Kehormatan tidak akan didapatkan dengan sendirinya, seseorang harus
bersikap rendah hati dan menghormati orang lain terlebih dahulu agar
kemudian mendapatkan kehormatan yang dicarinya.
Ketika kita menelisik lebih jauh ke dalam perjalanan hidup
kita, kita melihat bahwa keinginan diri eksternal kita adalah
satu-satunya yang kita ketahui, sementara kita tidak mengetahui
kebutuhan diri sejati, yakni kebutuhan batin kita.
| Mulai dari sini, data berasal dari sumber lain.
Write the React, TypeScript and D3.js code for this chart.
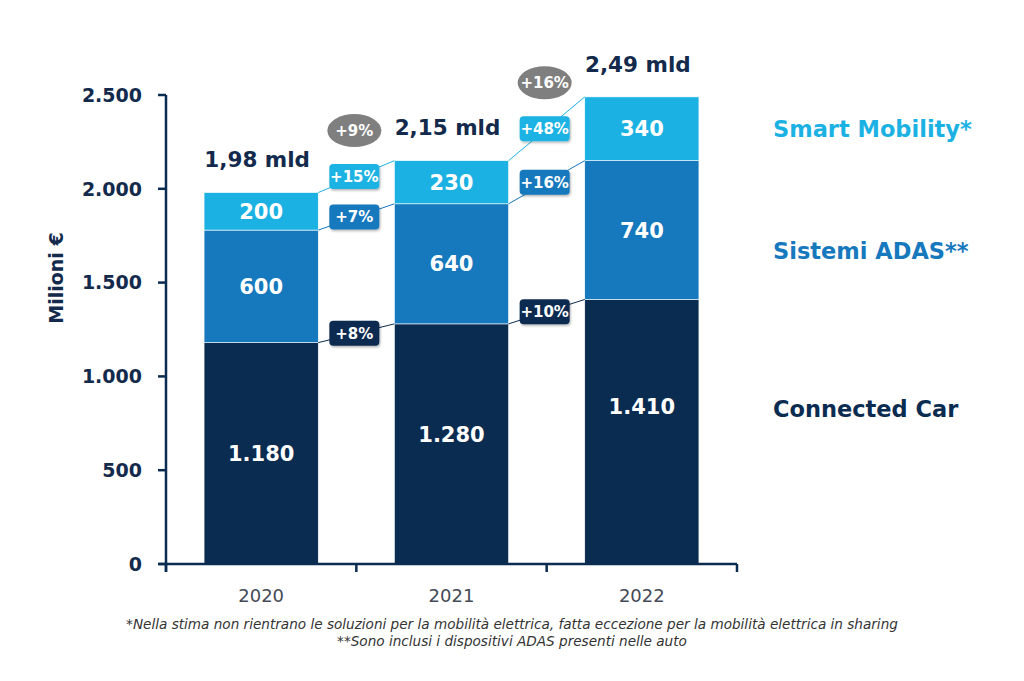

Kita tahu bahwa kita menginginkan
makanan dan pakaian yang baik, kehidupan yang nyaman dan menyenangkan,
mendapatkan kehormatan, dan segala cara untuk kepuasan ego kita, dan
kesemuanya ini kelihatannya seperti satu-satunya keinginan kita yang
tampak jelas. Namun itu semua tidak selalu menyertai kita.
Lalu kita berpikir bahwa apa yang kita
punya hanya sedikit dan mungkin dibutuhkan lebih banyak lagi untuk
memuaskan keinginan dan kebutuhan kita, tetapi setelah diperbanyak tetap
saja masih kurang. Bahkan andaikata seluruh alam semesta berada dalam genggaman kita, tetap saja tidak bisa memuaskan keinginan kita.
Hidup
adalah perjalanan dari satu kutub ke kutub lainnya, dan kesempurnaan
hidup adalah tujuan akhir dari kehidupan yang tidak sempurna ini. Fitrah
manusia tidak bisa menerima kalau akhir perjalanan hidupnya sama
seperti hewan, yakni lahir, hidup,
mati dan kemudian selesai. Fitrah manusia ingin agar hidupnya lebih
bermakna, ingin agar perjuangan dalam hidupnya ini tidak berakhir dengan
sia-sia.
Makna hidup, itulah yang menjadi kata
kunci eksistensi manusia. Makna hidup itulah yang membedakan manusia
dari makhluk lainnya. Allah
menciptakan manusia tidak untuk kesia-siaan, setiap manusia akan
kembali kepadaNya untuk dimintai pertanggungjawaban ketika menjalani
hidup di dunia.
Dengan demikian, keyakinan akan adanya
kehidupan akhirat memberikan dimensi spiritualisme dan idealisme kepada
orang yang beriman dalam menjalani kehidupan
di dunia ini. Sebaliknya orang yang tidak beriman memaknai hidupnya
hanya dalam dimensi materialisme dan pragmatisme. Segala sesuatu diukur
dengan keuntungan materi dan diorientasikan kepada kemanfaatan segera
atau sesaat.
Berbeda dengan orang beriman yang
mengorientasikan hidupnya ke masa depan yang jauh, yaitu akhirat. Ia
sadar sepenuhnya bahwa tidak semua yang diusahakan dan diperjuangkannya
dalam hidup ini bisa tercapai. Tetapi ia tidak kecewa dan ridha karena
yakin bahwa perjuangannya tidak sia-sia, semua ada imbalannya nanti.
Sekian tulisan tentang perjalanan hidup manusia,
semoga bermanfaat untuk anda semua dan dapat membuat diri anda lebih
menghargai dan memanfaatkan kesempatan hidup dengan sebaik mungkin.